The rise in pension contributions have been met with widespread approval among those who have been automatically enrolled in workplace pension schemes, new research has revealed.
The YouGov survey carried out on behalf of the National Employment Savings Trust (NEST) found that three quarters of employees felt positive towards the increase and over four in five said they were ‘enjoying’ saving for retirement.
This month, mandatory auto enrolment total contribution rates have increased from 2 per cent to 5 per cent. But despite many fearing the increase would lead to a surge in opt-out rates, the NEST survey of 851 workplace pension scheme members indicates that employees do on the whole appreciate the automatic enrolment scheme and will not be opting out.
“If this survey is an accurate representation of UK employees, it demonstrates that workers are beginning to understand that whilst making provision for retirement is a personal responsibility, the current regime enables them to take the steps required to start controlling their own retirement planning,” said Adam Burn, principal at Aon. “The increased contributions being deducted straight from salary, coupled with higher levels of payments from employers, are likely to mean better potential outcomes.”
Zoe Alexander, NEST director of strategy described the latest data as ‘positive’ and said people were ‘appreciating’ the ability to ‘build a nest egg’ for retirement.
“[They] recognise that saving more into their pension is in their best interests. Everyone needs to save for retirement and thanks to AE [auto enrolment] millions more workers are doing just that, improving retirement prospects for people all over the UK,” she said.
The recent rise has the potential to boost retirement income to up four times the amount than if pension contributions stayed at 2 per cent, Alexander added.

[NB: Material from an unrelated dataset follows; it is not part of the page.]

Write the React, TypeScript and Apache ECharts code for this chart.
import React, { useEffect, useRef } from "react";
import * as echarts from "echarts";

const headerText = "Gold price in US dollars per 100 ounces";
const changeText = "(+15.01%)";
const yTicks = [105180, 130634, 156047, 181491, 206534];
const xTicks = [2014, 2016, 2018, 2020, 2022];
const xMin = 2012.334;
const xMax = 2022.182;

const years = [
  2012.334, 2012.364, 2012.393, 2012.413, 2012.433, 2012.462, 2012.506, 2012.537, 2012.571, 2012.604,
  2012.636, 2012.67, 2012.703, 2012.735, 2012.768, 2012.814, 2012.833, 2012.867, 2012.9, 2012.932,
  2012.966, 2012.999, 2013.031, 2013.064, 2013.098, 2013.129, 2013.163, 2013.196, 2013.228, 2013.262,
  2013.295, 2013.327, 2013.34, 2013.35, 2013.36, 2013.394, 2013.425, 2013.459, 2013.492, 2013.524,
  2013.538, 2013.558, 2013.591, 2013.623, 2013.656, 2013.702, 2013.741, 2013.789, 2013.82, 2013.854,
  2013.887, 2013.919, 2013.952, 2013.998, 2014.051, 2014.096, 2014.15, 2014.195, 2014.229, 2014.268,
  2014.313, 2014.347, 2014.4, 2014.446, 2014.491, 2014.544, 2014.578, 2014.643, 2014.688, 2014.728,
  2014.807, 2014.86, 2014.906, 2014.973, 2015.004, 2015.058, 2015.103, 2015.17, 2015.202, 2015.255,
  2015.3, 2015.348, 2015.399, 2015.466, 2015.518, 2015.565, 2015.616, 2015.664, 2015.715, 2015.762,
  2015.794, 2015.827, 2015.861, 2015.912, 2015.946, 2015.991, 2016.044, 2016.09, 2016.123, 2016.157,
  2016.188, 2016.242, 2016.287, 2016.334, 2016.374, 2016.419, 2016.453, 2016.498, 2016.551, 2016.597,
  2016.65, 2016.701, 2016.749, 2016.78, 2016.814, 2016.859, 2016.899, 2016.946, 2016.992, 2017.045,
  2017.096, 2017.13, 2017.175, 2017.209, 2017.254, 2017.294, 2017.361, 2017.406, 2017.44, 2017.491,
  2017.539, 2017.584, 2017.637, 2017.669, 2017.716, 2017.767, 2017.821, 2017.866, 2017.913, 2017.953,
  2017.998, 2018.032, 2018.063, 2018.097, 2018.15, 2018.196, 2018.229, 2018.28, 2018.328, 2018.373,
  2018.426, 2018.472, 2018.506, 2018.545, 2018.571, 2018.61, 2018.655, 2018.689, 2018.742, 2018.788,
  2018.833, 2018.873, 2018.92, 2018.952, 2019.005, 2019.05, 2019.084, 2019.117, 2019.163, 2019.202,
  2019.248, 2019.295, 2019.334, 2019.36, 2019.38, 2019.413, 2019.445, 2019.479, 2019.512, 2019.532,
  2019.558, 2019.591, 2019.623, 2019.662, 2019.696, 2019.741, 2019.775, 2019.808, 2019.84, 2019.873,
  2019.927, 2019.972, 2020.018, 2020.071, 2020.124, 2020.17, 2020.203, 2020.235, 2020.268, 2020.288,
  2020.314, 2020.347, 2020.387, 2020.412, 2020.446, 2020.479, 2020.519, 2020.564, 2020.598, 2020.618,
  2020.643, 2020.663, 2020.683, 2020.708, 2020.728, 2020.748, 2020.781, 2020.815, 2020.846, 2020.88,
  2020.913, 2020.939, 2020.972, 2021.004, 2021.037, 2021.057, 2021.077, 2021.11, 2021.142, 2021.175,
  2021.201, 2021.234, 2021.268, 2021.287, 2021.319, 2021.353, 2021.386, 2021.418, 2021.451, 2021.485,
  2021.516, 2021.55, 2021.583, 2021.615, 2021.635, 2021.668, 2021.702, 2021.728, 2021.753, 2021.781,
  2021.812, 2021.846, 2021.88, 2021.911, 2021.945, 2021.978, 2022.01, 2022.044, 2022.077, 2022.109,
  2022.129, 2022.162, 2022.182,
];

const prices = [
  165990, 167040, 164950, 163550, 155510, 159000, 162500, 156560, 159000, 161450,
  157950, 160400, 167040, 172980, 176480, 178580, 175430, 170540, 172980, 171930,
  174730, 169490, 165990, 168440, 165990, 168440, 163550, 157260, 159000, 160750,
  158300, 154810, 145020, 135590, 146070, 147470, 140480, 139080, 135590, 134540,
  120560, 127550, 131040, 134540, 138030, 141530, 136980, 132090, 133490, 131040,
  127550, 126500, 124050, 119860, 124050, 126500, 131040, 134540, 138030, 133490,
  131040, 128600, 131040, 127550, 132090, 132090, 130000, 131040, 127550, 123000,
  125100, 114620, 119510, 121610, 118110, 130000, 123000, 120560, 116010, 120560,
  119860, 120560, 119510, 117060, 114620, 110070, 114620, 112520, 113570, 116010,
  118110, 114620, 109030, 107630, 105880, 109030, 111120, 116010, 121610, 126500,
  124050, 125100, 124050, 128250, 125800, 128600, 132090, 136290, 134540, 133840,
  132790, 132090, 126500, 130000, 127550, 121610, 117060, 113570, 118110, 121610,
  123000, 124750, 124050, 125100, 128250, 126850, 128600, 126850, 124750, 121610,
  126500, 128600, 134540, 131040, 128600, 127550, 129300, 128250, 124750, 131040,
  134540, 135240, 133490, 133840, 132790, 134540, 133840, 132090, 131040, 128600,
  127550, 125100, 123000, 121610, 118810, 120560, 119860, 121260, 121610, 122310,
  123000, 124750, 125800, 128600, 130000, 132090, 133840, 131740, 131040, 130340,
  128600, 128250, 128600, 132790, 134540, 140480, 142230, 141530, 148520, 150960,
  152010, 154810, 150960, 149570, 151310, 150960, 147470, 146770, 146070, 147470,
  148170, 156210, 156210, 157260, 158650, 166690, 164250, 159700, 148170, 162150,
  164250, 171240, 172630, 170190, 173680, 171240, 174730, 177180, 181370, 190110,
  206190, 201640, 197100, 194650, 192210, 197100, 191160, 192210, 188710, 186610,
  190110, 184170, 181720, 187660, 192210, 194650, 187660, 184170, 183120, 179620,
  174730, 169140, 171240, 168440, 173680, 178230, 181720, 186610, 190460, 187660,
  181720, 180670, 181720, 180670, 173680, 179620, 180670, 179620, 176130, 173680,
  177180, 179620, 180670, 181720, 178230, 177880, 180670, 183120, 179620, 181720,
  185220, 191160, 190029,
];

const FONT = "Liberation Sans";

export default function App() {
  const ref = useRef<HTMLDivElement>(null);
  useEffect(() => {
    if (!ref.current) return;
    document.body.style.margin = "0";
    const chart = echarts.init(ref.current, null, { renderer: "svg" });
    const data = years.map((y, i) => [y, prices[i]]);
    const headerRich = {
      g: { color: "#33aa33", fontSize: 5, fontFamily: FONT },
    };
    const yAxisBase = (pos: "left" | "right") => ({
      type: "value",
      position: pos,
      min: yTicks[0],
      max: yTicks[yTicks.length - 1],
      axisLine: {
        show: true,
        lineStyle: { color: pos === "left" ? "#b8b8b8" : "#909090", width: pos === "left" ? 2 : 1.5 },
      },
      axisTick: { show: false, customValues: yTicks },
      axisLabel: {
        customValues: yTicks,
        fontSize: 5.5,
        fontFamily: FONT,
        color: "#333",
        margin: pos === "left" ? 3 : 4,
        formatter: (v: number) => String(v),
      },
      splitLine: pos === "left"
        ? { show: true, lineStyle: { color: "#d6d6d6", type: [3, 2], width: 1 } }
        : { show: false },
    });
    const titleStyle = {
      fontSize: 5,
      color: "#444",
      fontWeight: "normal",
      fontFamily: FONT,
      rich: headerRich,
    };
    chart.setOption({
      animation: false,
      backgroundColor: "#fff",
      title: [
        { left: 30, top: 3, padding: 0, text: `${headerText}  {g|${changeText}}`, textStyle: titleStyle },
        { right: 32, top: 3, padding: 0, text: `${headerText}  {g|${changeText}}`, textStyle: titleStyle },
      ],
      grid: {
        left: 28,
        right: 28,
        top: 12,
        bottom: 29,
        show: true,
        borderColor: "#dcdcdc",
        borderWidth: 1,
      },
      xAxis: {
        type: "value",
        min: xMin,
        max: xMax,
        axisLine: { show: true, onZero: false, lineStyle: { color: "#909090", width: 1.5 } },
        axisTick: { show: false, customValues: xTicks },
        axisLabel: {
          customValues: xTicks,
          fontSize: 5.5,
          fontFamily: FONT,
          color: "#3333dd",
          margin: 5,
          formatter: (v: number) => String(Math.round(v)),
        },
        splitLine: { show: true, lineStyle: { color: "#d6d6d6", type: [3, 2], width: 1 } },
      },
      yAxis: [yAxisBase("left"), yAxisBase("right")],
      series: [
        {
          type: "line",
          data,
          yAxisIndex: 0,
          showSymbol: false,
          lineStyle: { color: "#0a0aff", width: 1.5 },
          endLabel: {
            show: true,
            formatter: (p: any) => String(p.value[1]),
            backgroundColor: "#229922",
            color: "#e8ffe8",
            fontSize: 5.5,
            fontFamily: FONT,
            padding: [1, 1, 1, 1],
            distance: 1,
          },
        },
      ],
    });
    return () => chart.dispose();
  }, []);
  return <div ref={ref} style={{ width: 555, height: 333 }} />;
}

So for a 21-year-old earning £23,000 a year today, with money invested in Master Trust’s Retirement Date Fund and generating returns of 2-3 per cent above inflation, the 5 per cent pension contribution increase could see their retirement provision increase to £125,000, assuming wages and pension contributions rise in line with inflation (2.5 per cent).
According to Professional Pensions, the rise is likely to reduce take-home pay to some extent, but this will be ‘mitigated’ by the increase in the personal tax allowance (risen by £350 to £11,850) and National Insurance thresholds (risen from £157 to £162/week for employers and employees).
Burn added: “The truth is that most individuals are aware that they need to make their own plans for retirement, especially with the changes to state pension age, but this has required some action on their part. The automatic increase to the amount paid via salary deductions plus the increase in employer contributions means that no action is really needed in order to increase the potential benefit that will be received in retirement.”